# Supplied material
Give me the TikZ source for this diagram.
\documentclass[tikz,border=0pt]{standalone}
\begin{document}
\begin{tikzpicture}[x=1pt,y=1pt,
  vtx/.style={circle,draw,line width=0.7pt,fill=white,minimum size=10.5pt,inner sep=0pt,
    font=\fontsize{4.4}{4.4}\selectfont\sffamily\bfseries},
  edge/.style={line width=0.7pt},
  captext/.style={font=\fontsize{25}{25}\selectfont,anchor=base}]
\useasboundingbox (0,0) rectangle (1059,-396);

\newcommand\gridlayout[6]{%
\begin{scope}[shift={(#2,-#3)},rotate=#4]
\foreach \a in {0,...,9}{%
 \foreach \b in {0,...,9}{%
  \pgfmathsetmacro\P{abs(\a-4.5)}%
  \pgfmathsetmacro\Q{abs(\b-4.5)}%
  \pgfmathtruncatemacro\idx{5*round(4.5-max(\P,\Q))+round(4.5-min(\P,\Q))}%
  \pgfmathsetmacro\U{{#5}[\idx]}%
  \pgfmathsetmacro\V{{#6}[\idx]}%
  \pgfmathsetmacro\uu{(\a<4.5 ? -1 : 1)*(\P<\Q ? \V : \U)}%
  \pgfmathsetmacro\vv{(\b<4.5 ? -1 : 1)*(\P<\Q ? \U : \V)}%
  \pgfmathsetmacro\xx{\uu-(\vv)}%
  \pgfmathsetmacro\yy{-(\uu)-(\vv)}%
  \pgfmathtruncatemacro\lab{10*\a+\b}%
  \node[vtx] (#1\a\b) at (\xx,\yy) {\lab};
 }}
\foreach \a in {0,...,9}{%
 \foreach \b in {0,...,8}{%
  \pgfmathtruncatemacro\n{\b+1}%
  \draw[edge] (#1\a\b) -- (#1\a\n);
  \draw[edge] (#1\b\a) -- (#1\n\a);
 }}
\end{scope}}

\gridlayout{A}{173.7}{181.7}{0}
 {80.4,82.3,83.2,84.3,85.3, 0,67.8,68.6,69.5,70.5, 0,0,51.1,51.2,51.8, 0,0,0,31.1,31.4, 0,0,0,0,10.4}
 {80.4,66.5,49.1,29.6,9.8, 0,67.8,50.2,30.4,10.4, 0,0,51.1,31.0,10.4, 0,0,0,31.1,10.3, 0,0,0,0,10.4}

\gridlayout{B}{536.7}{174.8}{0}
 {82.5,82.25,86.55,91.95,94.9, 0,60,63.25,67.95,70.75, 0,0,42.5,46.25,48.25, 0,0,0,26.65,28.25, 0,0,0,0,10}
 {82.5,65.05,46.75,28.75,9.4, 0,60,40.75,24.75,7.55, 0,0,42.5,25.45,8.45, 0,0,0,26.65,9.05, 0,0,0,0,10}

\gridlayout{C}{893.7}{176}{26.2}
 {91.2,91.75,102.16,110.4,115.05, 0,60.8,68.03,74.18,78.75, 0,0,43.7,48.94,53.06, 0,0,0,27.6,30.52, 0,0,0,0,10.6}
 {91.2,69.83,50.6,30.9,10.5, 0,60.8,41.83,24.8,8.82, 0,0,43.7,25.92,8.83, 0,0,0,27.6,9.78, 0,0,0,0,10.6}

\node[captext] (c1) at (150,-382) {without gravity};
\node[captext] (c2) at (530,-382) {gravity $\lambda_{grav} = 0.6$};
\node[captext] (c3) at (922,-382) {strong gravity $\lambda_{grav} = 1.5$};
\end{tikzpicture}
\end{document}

# Work to do
Print exactly, and only, the lines beginning at the top of the listing and ending at the line with "(0,0) rectangle (1059,-396);".

# Result for this exercise
Give me the TikZ source for this diagram.
\documentclass[tikz,border=0pt]{standalone}
\begin{document}
\begin{tikzpicture}[x=1pt,y=1pt,
  vtx/.style={circle,draw,line width=0.7pt,fill=white,minimum size=10.5pt,inner sep=0pt,
    font=\fontsize{4.4}{4.4}\selectfont\sffamily\bfseries},
  edge/.style={line width=0.7pt},
  captext/.style={font=\fontsize{25}{25}\selectfont,anchor=base}]
\useasboundingbox (0,0) rectangle (1059,-396);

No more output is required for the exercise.